Dan Sarewitz and I chatted about the essay recently, and he shared some comments on what holds up in 2025 and what we missed.
I think it holds up really well overall. In some ways I think we were overly cautious, e.g. in linking our “what is to be done” ideas to the UNFCCC, and in not focusing more on domestic US vulnerabilities (but, to be fair to us, this was before Katrina), and the brief suggestions about links to energy policy were pretty pallid (but, as I recall, we added those to satisfy the editor).
I agree. Speaking just for myself, I have less belief in 2025 that the UN FCCC is contributing very much to climate policy, however, I do think that its Paris Agreement is a useful mechanism for collectively assessing national policies. As I have argued, the UN FCCC would be far more effective by, for instance, focusing on a coal phase-out treaty with a much more tangible connection to emisisons intensity.
Dan suggests that we were politically naive. I agree. I don’t think we did a very good job at all of anticipating how readily many climate scientists would embrace and even promote the partisan framing of the issue — a dynamic which continues in 2025.

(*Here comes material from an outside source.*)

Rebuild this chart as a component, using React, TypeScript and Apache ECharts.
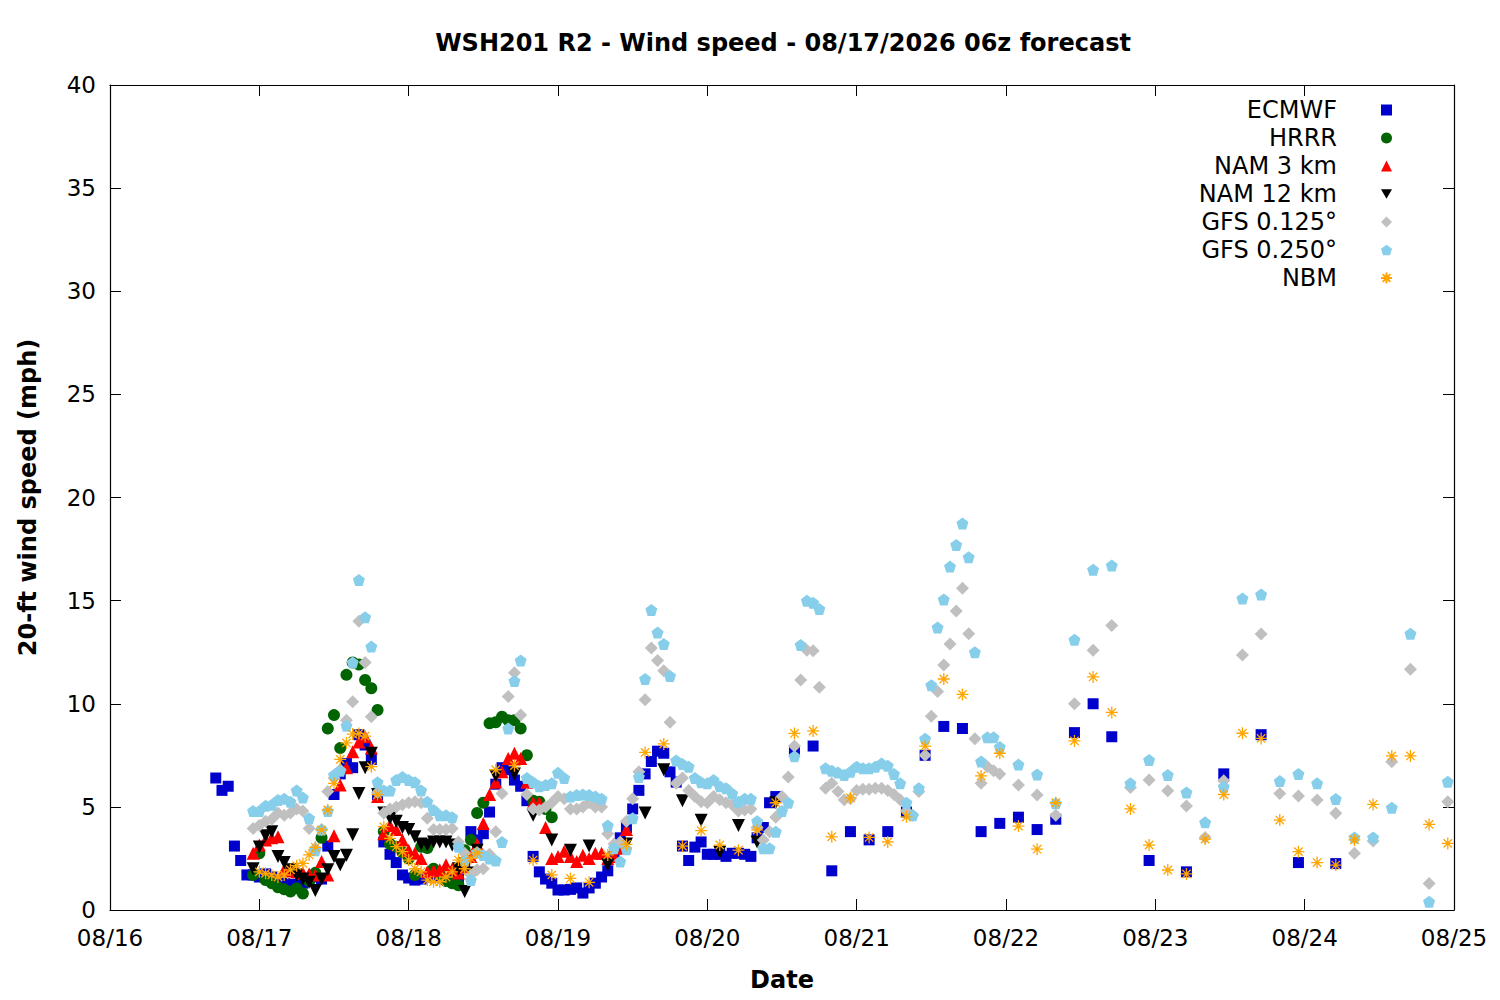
import { useEffect, useRef } from "react";
import * as echarts from "echarts";

// Hours are counted from 08/16 00:00. Hourly runs first, then 3- and 6-hourly steps.
const DAY_LABELS = ["08/16", "08/17", "08/18", "08/19", "08/20", "08/21", "08/22", "08/23", "08/24", "08/25"];

// ECMWF: hourly from h17, 3-hourly from h110, 6-hourly from h167
const ECMWF_1H = [
  6.4, 5.8, 6.0, 3.1, 2.4, 1.7, 1.7, 1.6, 1.75, 1.6,
  1.4, 1.3, 1.25, 1.2, 1.3, 1.45, 1.6, 1.5, 3.1, 5.6,
  6.6, 7.1, 6.9, 8.5, 8.0, 7.3, 5.6, 3.3, 2.7, 2.3,
  1.7, 1.55, 1.45, 1.5, 1.6, 1.7, 1.6, 1.5, 1.45, 1.5,
  2.3, 3.8, 3.4, 3.7, 4.75, 6.1, 6.9, 6.8, 6.3, 6.0,
  5.3, 2.6, 1.85, 1.5, 1.3, 0.97, 0.97, 1.0, 1.07, 0.82,
  1.07, 1.3, 1.6, 1.9, 2.6, 3.5, 4.0, 4.9, 5.8, 6.6,
  7.2, 7.7, 7.6, 6.7, 6.2, 3.1, 2.4, 3.05, 3.3, 2.7,
  2.7, 2.7, 2.6, 2.75, 2.75, 2.7, 2.6, 3.5, 4.0, 5.2,
  5.5,
];
const ECMWF_3H = [7.7, 7.95, 1.9, 3.8, 3.4, 3.8, 4.75, 7.5, 8.9, 8.8, 3.8, 4.2, 4.5, 3.9, 4.4, 8.6, 10.0, 8.4];
const ECMWF_6H = [2.4, 1.85, 6.6, 8.5, 2.3, 2.25];

// HRRR: hourly from h23
const HRRR_1H = [
  1.7, 2.75, 1.45, 1.3, 1.1, 1.0, 0.9, 1.05, 0.8, 1.4,
  1.8, 3.5, 8.8, 9.45, 7.85, 11.4, 12.0, 11.9, 11.15, 10.75,
  9.7, 3.8, 3.2, 3.07, 2.8, 2.5, 1.7, 3.07, 3.0, 2.0,
  1.7, 1.4, 1.3, 1.2, 2.9, 3.4, 4.7, 5.2, 9.05, 9.1,
  9.37, 9.2, 9.2, 8.8, 7.5, 5.3, 5.25, 4.9, 4.5,
];

// NAM 3 km: hourly from h23
const NAM3_1H = [
  2.75, 3.15, 3.4, 3.5, 3.55, 1.95, 1.9, 1.85, 1.8, 1.75,
  1.7, 2.35, 1.7, 3.6, 6.06, 6.9, 7.67, 8.15, 8.4, 7.85,
  5.5, 3.7, 4.1, 3.9, 3.4, 2.9, 2.75, 2.5, 1.85, 1.9,
  1.95, 2.2, 2.0, 1.8, 2.1, 2.6, 3.2, 4.2, 5.6, 6.2,
  6.7, 7.35, 7.6, 7.35, 6.2, 5.2, 5.2, 4.0, 2.5, 2.6,
  2.85, 2.6, 2.35, 2.65, 2.5, 2.75, 2.75, 2.5, 2.6, 3.0,
  3.9,
];

// NAM 12 km: hourly from h23, 3-hourly from h62
const NAM12_1H = [
  2.0, 3.05, 3.6, 3.8, 2.6, 2.3, 1.95, 1.7, 1.5, 1.35,
  0.95, 1.5, 1.95, 2.6, 2.2, 2.65, 3.65, 5.65, 6.9, 7.6,
  5.6, 4.7, 4.45, 4.3, 4.0, 3.9, 3.55, 3.2, 3.15, 3.3,
  3.3, 3.3, 3.15, 2.0, 0.9, 1.8, 2.9,
];
const NAM12_3H = [6.5, 6.6, 4.6, 3.4, 2.9, 3.1, 2.2, 3.2, 4.7, 6.8, 5.3, 4.35, 2.8, 4.1, 3.3, 5.2];

// GFS 0.125°: hourly from h23, 3-hourly from h146
const GFS125_1H = [
  3.95, 4.1, 4.3, 4.4, 4.7, 4.6, 4.7, 4.9, 4.8, 3.95,
  3.0, 3.9, 5.75, 6.4, 6.8, 9.2, 10.1, 14.0, 12.0, 9.37,
  5.7, 4.7, 4.9, 5.0, 5.1, 5.2, 5.25, 5.2, 4.45, 3.9,
  3.9, 3.9, 3.95, 3.3, 2.75, 1.7, 1.95, 2.0, 2.7, 3.8,
  5.65, 10.35, 11.5, 9.45, 5.6, 4.9, 4.85, 5.0, 5.2, 5.5,
  5.4, 4.9, 4.9, 5.0, 5.2, 5.0, 5.0, 3.7, 3.2, 3.3,
  4.3, 5.4, 6.7, 10.2, 12.7, 12.1, 11.6, 9.1, 6.15, 6.4,
  5.8, 5.5, 5.25, 5.2, 5.5, 5.35, 5.2, 5.1, 4.8, 4.85,
  4.9, 4.0, 3.4, 3.8, 4.5, 5.5, 6.45, 7.95, 11.15, 12.6,
  12.57, 10.8, 5.9, 6.15, 5.75, 5.35, 5.4, 5.8, 5.85, 5.85,
  5.9, 5.9, 5.8, 5.6, 5.35, 4.8, 4.6, 5.75, 7.5, 9.4,
  10.6, 11.88, 12.9, 14.5, 15.6, 13.4, 8.3, 6.15, 6.95, 6.75,
  6.6,
];
const GFS125_3H = [
  6.06, 5.58, 4.6, 10.0, 12.6, 13.8, 5.94, 6.3, 5.78, 5.04, 3.52, 6.27,
  12.36, 13.38, 5.65, 5.53, 5.33, 4.69, 2.75, 3.35, 7.19, 11.67, 1.29, 5.25,
];

// GFS 0.250°: hourly from h23, 3-hourly from h146
const GFS250_1H = [
  4.8, 4.8, 5.05, 5.1, 5.33, 5.4, 5.25, 5.8, 5.45, 4.45,
  2.9, 3.9, 4.8, 6.55, 6.75, 8.93, 12.0, 16.0, 14.2, 12.77,
  6.2, 5.8, 5.8, 6.3, 6.45, 6.3, 6.2, 5.8, 5.25, 4.85,
  4.6, 4.6, 4.5, 3.07, 2.4, 1.45, 2.8, 2.67, 2.5, 2.4,
  3.3, 8.8, 11.1, 12.1, 6.4, 6.2, 6.0, 6.06, 6.15, 6.65,
  6.4, 5.5, 5.58, 5.6, 5.58, 5.5, 5.4, 4.1, 3.0, 2.35,
  2.95, 4.45, 6.45, 11.2, 14.55, 13.45, 12.9, 11.35, 7.25, 7.08,
  6.95, 6.4, 6.2, 6.15, 6.3, 6.0, 5.9, 5.65, 5.25, 5.4,
  5.4, 4.3, 3.0, 3.0, 3.8, 4.8, 5.2, 7.45, 12.85, 15.0,
  14.9, 14.6, 6.87, 6.75, 6.67, 6.55, 6.7, 6.95, 6.87, 6.87,
  6.95, 7.1, 7.0, 6.6, 6.14, 5.2, 4.6, 5.9, 8.3, 10.9,
  13.7, 15.06, 16.65, 17.7, 18.74, 17.1, 12.5, 7.2, 8.37, 8.37,
  7.9,
];
const GFS250_3H = [
  7.05, 6.57, 5.17, 13.1, 16.5, 16.7, 6.14, 7.27, 6.55, 5.7, 4.25, 5.98,
  15.1, 15.3, 6.25, 6.6, 6.14, 5.38, 3.52, 3.52, 4.96, 13.4, 0.4, 6.22,
];

// NBM: hourly from h24, 3-hourly from h62
const NBM_1H = [
  1.85, 1.78, 1.7, 1.6, 1.7, 1.95, 2.15, 2.26, 2.67, 3.04,
  3.88, 4.85, 6.14, 7.3, 8.1, 8.53, 8.56, 8.43, 6.95, 5.6,
  4.04, 3.47, 3.07, 2.83, 2.42, 2.0, 1.85, 1.45, 1.37, 1.37,
  1.6, 1.85, 2.42, 2.0, 2.5, 2.77,
];
const NBM_3H = [
  6.8, 7.0, 2.42, 1.7, 1.53, 1.34, 2.67, 3.18, 7.64, 8.05,
  3.1, 3.85, 3.15, 2.9, 3.88, 5.2, 8.56, 8.68, 3.55, 5.44,
  3.52, 3.3, 4.52, 7.95, 11.2, 10.45, 6.5, 7.6, 4.07, 2.95,
  5.2, 8.2, 11.3, 9.58, 4.9, 3.15, 1.94, 1.75, 3.44, 5.6,
  8.57, 8.32, 4.36, 2.83, 2.3, 2.18, 3.4, 5.12, 7.47, 7.47,
  4.15, 3.23,
];

const seg = (start: number, step: number, values: number[]) =>
  values.map((v, i) => [start + i * step, v]);

const PENTAGON = "path://M50,0L100,36L81,95L19,95L0,36Z";
const TRIANGLE_DOWN = "path://M0,0L100,0L50,87Z";
const ASTERISK = "path://M0,50L100,50M50,0L50,100M15,15L85,85M15,85L85,15";

const FONT = "DejaVu Sans";

export default function App() {
  const ref = useRef<HTMLDivElement>(null);

  useEffect(() => {
    if (!ref.current) return;
    const chart = echarts.init(ref.current, undefined, { renderer: "svg" });

    const tick = () => ({ inside: true, length: 11, lineStyle: { color: "#000", width: 1 } });
    const line = () => ({ show: true, onZero: false, lineStyle: { color: "#000", width: 1.2 } });

    const filled = [
      { name: "ECMWF", data: [...seg(17, 1, ECMWF_1H), ...seg(110, 3, ECMWF_3H), ...seg(167, 6, ECMWF_6H)], symbol: "rect", symbolSize: 11, color: "#0000cd" },
      { name: "HRRR", data: seg(23, 1, HRRR_1H), symbol: "circle", symbolSize: 12, color: "#006400" },
      { name: "NAM 3 km", data: seg(23, 1, NAM3_1H), symbol: "triangle", symbolSize: 13, color: "#ff0000" },
      { name: "NAM 12 km", data: [...seg(23, 1, NAM12_1H), ...seg(62, 3, NAM12_3H)], symbol: TRIANGLE_DOWN, symbolSize: 13, color: "#000000" },
      { name: "GFS 0.125°", data: [...seg(23, 1, GFS125_1H), ...seg(146, 3, GFS125_3H)], symbol: "diamond", symbolSize: 13, color: "#c0c0c0" },
      { name: "GFS 0.250°", data: [...seg(23, 1, GFS250_1H), ...seg(146, 3, GFS250_3H)], symbol: PENTAGON, symbolSize: 12, color: "#87ceeb" },
    ].map((s) => ({ ...s, type: "scatter", itemStyle: { color: s.color, opacity: 1 } }));

    const series: any[] = [
      ...filled,
      {
        name: "NBM",
        type: "scatter",
        data: [...seg(24, 1, NBM_1H), ...seg(62, 3, NBM_3H)],
        symbol: ASTERISK,
        symbolSize: 12,
        color: "#ffa500",
        itemStyle: { color: "transparent", borderColor: "#ffa500", borderWidth: 1.3, opacity: 1 },
      },
    ];

    chart.setOption({
      animation: false,
      backgroundColor: "#fff",
      textStyle: { fontFamily: FONT, color: "#000" },
      title: {
        text: "WSH201 R2 - Wind speed - 08/17/2026 06z forecast",
        left: 783,
        top: 31,
        textAlign: "center",
        padding: 0,
        textStyle: { fontFamily: FONT, fontSize: 24, fontWeight: "bold", color: "#000" },
      },
      legend: {
        orient: "vertical",
        right: 107,
        top: 98,
        align: "right",
        itemWidth: 11,
        itemHeight: 11,
        itemGap: 4,
        padding: 0,
        formatter: (name: string) => `{t|${name}}{s| }`,
        textStyle: {
          fontFamily: FONT,
          fontSize: 24,
          lineHeight: 24,
          color: "#000",
          rich: { t: { fontFamily: FONT, fontSize: 24, lineHeight: 24, color: "#000" }, s: { width: 39 } },
        },
      },
      grid: { left: 110, right: 46, top: 85, bottom: 90, containLabel: false },
      xAxis: [
        {
          type: "value",
          min: 0,
          max: 216,
          interval: 24,
          position: "bottom",
          axisLine: line(),
          axisTick: tick(),
          splitLine: { show: false },
          axisLabel: {
            fontFamily: FONT,
            fontSize: 23,
            color: "#000",
            margin: 16,
            formatter: (v: number) => DAY_LABELS[Math.round(v / 24)] ?? "",
          },
          name: "Date",
          nameLocation: "middle",
          nameGap: 58,
          nameTextStyle: { fontFamily: FONT, fontSize: 24, fontWeight: "bold", color: "#000" },
        },
        {
          type: "value",
          min: 0,
          max: 216,
          interval: 24,
          position: "top",
          axisLine: line(),
          axisTick: tick(),
          axisLabel: { show: false },
          splitLine: { show: false },
        },
      ],
      yAxis: [
        {
          type: "value",
          min: 0,
          max: 40,
          interval: 5,
          position: "left",
          axisLine: line(),
          axisTick: tick(),
          splitLine: { show: false },
          axisLabel: { fontFamily: FONT, fontSize: 23, color: "#000", margin: 14 },
          name: "20-ft wind speed (mph)",
          nameLocation: "middle",
          nameGap: 70,
          nameTextStyle: { fontFamily: FONT, fontSize: 24, fontWeight: "bold", color: "#000" },
        },
        {
          type: "value",
          min: 0,
          max: 40,
          interval: 5,
          position: "right",
          axisLine: line(),
          axisTick: tick(),
          axisLabel: { show: false },
          splitLine: { show: false },
        },
      ],
      series,
    });

    return () => chart.dispose();
  }, []);

  return (
    <div
      ref={ref}
      style={{ position: "absolute", left: 0, top: 0, width: 1500, height: 1000, background: "#fff" }}
    />
  );
}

Maybe the big mistake we made was to totally underestimate how the politics of climate change were locked in to the identities of both parties, so that adopting a more adaptation-centric approach didn’t serve either party’s sense of its own political interests (we say this, but only in passing). Why, especially, has the Republican party never tried to co-opt (and re-orient) the climate agenda by making it about hazard reduction? Especially given red state vulnerabilities? But I think the analysis and argument are as strong and probably stronger than ever.
Dan continues, referencing the recent Texas flood tragedy:
Maybe D’s and R’s have been so dug into their assigned roles in the climate debate that they have failed to look after the nation’s interests to the extent that something so easily preventable as the Texas disaster was allowed to happen? What seems clear to me (getting back to what we got wrong) is that the idea that the two parties had any incentive to come together around a climate/weather hazard reduction agenda, an agenda that might seem like a political slam-dunk from a common good perspective, was naïve, since it required that one or both parties abandon what they view as a highly fruitful wedge issue.

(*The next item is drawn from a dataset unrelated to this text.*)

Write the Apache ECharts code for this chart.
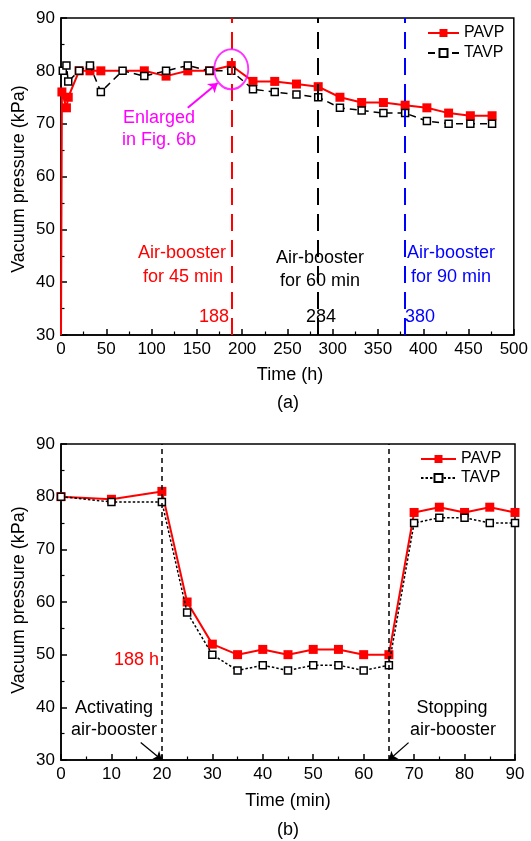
<!DOCTYPE html>
<html>
<head>
<meta charset="utf-8">
<script src="https://cdn.jsdelivr.net/npm/echarts@6/dist/echarts.min.js"></script>
<style>
  html, body { margin: 0; padding: 0; background: #fff; }
  #chart { width: 531px; height: 841px; }
</style>
</head>
<body>
<div id="chart"></div>
<script>
// ---- (a) long-term vacuum record, time in hours ----
const pavpHours = [0, 1, 6, 8, 20, 32, 44, 92, 116, 140, 164, 188, 212, 236, 260, 284, 308, 332, 356, 380, 404, 428, 452, 476];
const pavpKpa   = [30, 76, 73, 75, 80, 80, 80, 80, 79, 80, 80, 81, 78, 78, 77.5, 77, 75, 74, 74, 73.5, 73, 72, 71.5, 71.5];
const tavpHours = [2, 6, 8, 20, 32, 44, 68, 92, 116, 140, 164, 188, 212, 236, 260, 284, 308, 332, 356, 380, 404, 428, 452, 476];
const tavpKpa   = [80, 81, 78, 80, 81, 76, 80, 79, 80, 81, 80, 80, 76.5, 76, 75.5, 75, 73, 72.5, 72, 72, 70.5, 70, 70, 70];
const boosterStartHours = [188, 284, 380];
const boosterColors = ['#ff0000', '#000000', '#0000ff'];
const enlargedPoint = [188, 80.3];
const enlargedArrow = [[140, 73], [173, 77.7]];

// ---- (b) one air-booster cycle at 188 h, time in minutes ----
const cycleMinutes = [0, 10, 20, 25, 30, 35, 40, 45, 50, 55, 60, 65, 70, 75, 80, 85, 90];
const cyclePavp    = [80, 79.5, 81, 60, 52, 50, 51, 50, 51, 51, 50, 50, 77, 78, 77, 78, 77];
const cycleTavp    = [80, 79, 79, 58, 50, 47, 48, 47, 48, 48, 47, 48, 75, 76, 76, 75, 75];
const boosterOnOffMinutes = [20, 65];
const onArrow  = [[15.8, 33.3], [20, 30]];
const offArrow = [[68.9, 33.3], [65, 30]];

const FONT = '"Liberation Sans", Arial, sans-serif';
const zip = (xs, ys) => xs.map((x, i) => [x, ys[i]]);

// the pump starts from zero vacuum: that first reading has no marker
const pavpTopData = zip(pavpHours, pavpKpa).map((p, i) => i === 0 ? { value: p, symbol: 'none' } : p);

function axisCommon(min, max, interval) {
  return {
    type: 'value', min, max, interval,
    axisLine: { show: true, onZero: false, lineStyle: { color: '#000', width: 1.5 } },
    axisTick: { show: true, inside: true, length: 6, lineStyle: { color: '#000', width: 1.5 } },
    minorTick: { show: true, splitNumber: 2, length: 3.5, lineStyle: { color: '#000', width: 1.2 } },
    splitLine: { show: false },
    minorSplitLine: { show: false },
    axisLabel: { color: '#000', fontSize: 17, fontFamily: FONT, margin: 6, showMinLabel: true, showMaxLabel: true }
  };
}

const redLine = {
  type: 'line', symbol: 'rect', symbolSize: 9,
  itemStyle: { color: '#ff0000' },
  lineStyle: { color: '#ff0000', width: 2 },
  z: 3, animation: false
};
function blackHollow(dash) {
  return {
    type: 'line', symbol: 'rect', symbolSize: 7,
    itemStyle: { color: '#ffffff', borderColor: '#000', borderWidth: 1.5 },
    lineStyle: { color: '#000', width: 1.5, type: dash },
    z: 4, animation: false
  };
}

function txt(text, x, y, color, align, extra) {
  return Object.assign({
    type: 'text', x, y, silent: true,
    style: { text, fill: color || '#000', font: '18px ' + FONT, textAlign: align || 'center', textVerticalAlign: 'middle' }
  }, extra || {});
}

const option = {
  backgroundColor: '#fff',
  animation: false,
  grid: [
    { left: 61, right: 16, top: 18, height: 317, show: true, borderColor: '#000', borderWidth: 1.5, backgroundColor: 'transparent' },
    { left: 61, right: 16, top: 444, height: 316, show: true, borderColor: '#000', borderWidth: 1.5, backgroundColor: 'transparent' }
  ],
  xAxis: [
    Object.assign(axisCommon(0, 500, 50), { gridIndex: 0 }),
    Object.assign(axisCommon(0, 90, 10), { gridIndex: 1 })
  ],
  yAxis: [
    Object.assign(axisCommon(30, 90, 10), { gridIndex: 0 }),
    Object.assign(axisCommon(30, 90, 10), { gridIndex: 1 })
  ],
  legend: [
    {
      data: ['PAVP', 'TAVP'], orient: 'vertical', left: 427, top: 25, itemGap: 4, padding: 0,
      itemWidth: 31, itemHeight: 10, textStyle: { fontSize: 16, fontFamily: FONT, color: '#000' },
      selectedMode: false
    },
    {
      data: ['PAVP ', 'TAVP '], orient: 'vertical', left: 420, top: 451, itemGap: 3, padding: 0,
      itemWidth: 35, itemHeight: 10, textStyle: { fontSize: 16, fontFamily: FONT, color: '#000' },
      formatter: n => n.trim(), selectedMode: false
    }
  ],
  series: [
    // booster start markers for (a)
    {
      type: 'line', xAxisIndex: 0, yAxisIndex: 0, data: [], silent: true,
      markLine: {
        symbol: 'none', silent: true, animation: false, label: { show: false },
        lineStyle: { width: 2, type: [17, 9] },
        data: boosterStartHours.map((h, i) => ({ xAxis: h, lineStyle: { color: boosterColors[i], width: 2, type: [17, 9] } }))
      }
    },
    Object.assign({}, redLine, { name: 'PAVP', xAxisIndex: 0, yAxisIndex: 0, data: pavpTopData }),
    Object.assign(blackHollow([7, 5]), { name: 'TAVP', xAxisIndex: 0, yAxisIndex: 0, data: zip(tavpHours, tavpKpa) }),
    // highlighted point circled and pointed to
    {
      type: 'scatter', xAxisIndex: 0, yAxisIndex: 0, data: [enlargedPoint], silent: true,
      symbol: 'circle', symbolSize: [34, 40], z: 6,
      itemStyle: { color: 'rgba(0,0,0,0)', borderColor: '#ff00ff', borderWidth: 2 },
      markLine: {
        silent: true, animation: false, symbol: ['none', 'arrow'], symbolSize: 9,
        label: { show: false },
        lineStyle: { color: '#ff00ff', width: 2, type: 'solid' },
        data: [[{ coord: enlargedArrow[0] }, { coord: enlargedArrow[1] }]]
      }
    },
    // booster on/off markers for (b)
    {
      type: 'line', xAxisIndex: 1, yAxisIndex: 1, data: [], silent: true,
      markLine: {
        symbol: 'none', silent: true, animation: false, label: { show: false },
        lineStyle: { color: '#000', width: 1.5, type: [5, 4] },
        data: boosterOnOffMinutes.map(m => ({ xAxis: m }))
      }
    },
    Object.assign({}, redLine, { name: 'PAVP ', xAxisIndex: 1, yAxisIndex: 1, data: zip(cycleMinutes, cyclePavp) }),
    Object.assign(blackHollow([2.5, 2]), { name: 'TAVP ', xAxisIndex: 1, yAxisIndex: 1, data: zip(cycleMinutes, cycleTavp),
      markLine: {
        silent: true, animation: false, symbol: ['none', 'arrow'], symbolSize: 8,
        label: { show: false },
        lineStyle: { color: '#000', width: 1.3, type: 'solid' },
        data: [
          [{ coord: onArrow[0] }, { coord: onArrow[1] }],
          [{ coord: offArrow[0] }, { coord: offArrow[1] }]
        ]
      }
    })
  ],
  graphic: [
    txt('Vacuum pressure (kPa)', 19, 179, '#000', 'center', { rotation: Math.PI / 2 }),
    txt('Enlarged', 159, 118, '#ff00ff'),
    txt('in Fig. 6b', 159, 140, '#ff00ff'),
    txt('Air-booster', 182, 253, '#ff0000'),
    txt('for 45 min', 183, 277, '#ff0000'),
    txt('188', 229, 317, '#ff0000', 'right'),
    txt('Air-booster', 320, 258, '#000'),
    txt('for 60 min', 320, 281, '#000'),
    txt('284', 321, 317, '#000'),
    txt('Air-booster', 451, 253, '#0000ff'),
    txt('for 90 min', 451, 277, '#0000ff'),
    txt('380', 405, 317, '#0000ff', 'left'),
    txt('Time (h)', 290, 375, '#000'),
    txt('(a)', 288, 403, '#000'),

    txt('Vacuum pressure (kPa)', 19, 600, '#000', 'center', { rotation: Math.PI / 2 }),
    txt('188 h', 159, 660, '#ff0000', 'right'),
    txt('Activating', 114, 708, '#000'),
    txt('air-booster', 114, 730, '#000'),
    txt('Stopping', 452, 708, '#000'),
    txt('air-booster', 453, 730, '#000'),
    txt('Time (min)', 288, 801, '#000'),
    txt('(b)', 288, 830, '#000')
  ]
};

const chart = echarts.init(document.getElementById('chart'), null, { renderer: 'canvas' });
chart.setOption(option);
</script>
</body>
</html>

Dan concludes with a call for leadership — from politicians but also from the scientific community, something you hear a lot about here at THB.
So what’s needed now is some actual leadership, from whichever party, and of course from the scientific community, that can build off the current [Texas] tragedy to embarrass both parties into acting together to impose an effective national approach to climate/weather/everything else hazard reduction. The Disaster Review Board would be one component of this but a more comprehensive approach would link that to a national strategy and state/local capacity building. (Earthquakes are a decent positive example of that kind of strategy, at least in California — though to be fair, we have not really had a Katrina-equivalent seismic event, so we can’t really yet assess the success of 50 years of earthquake hazard mitigation.) And an indirect benefit might be to actually show Americans that the parties can come together to solve a problem that should never have been sacrificed to partisan interests.
Dan is in my view the most brilliant and incisive scholar of science policy of the past 30+ years, and it has been a great privilege to have been friends and collaborators since we fist met in 1991 at the House Science Committee. Dan has a new book coming out early next year that is an anthology of sorts, but with many previously unpublished essays. It is titled How Good is Science? (I’m the editor). Lucky us — lots more to come on Dan’s new book here at THB.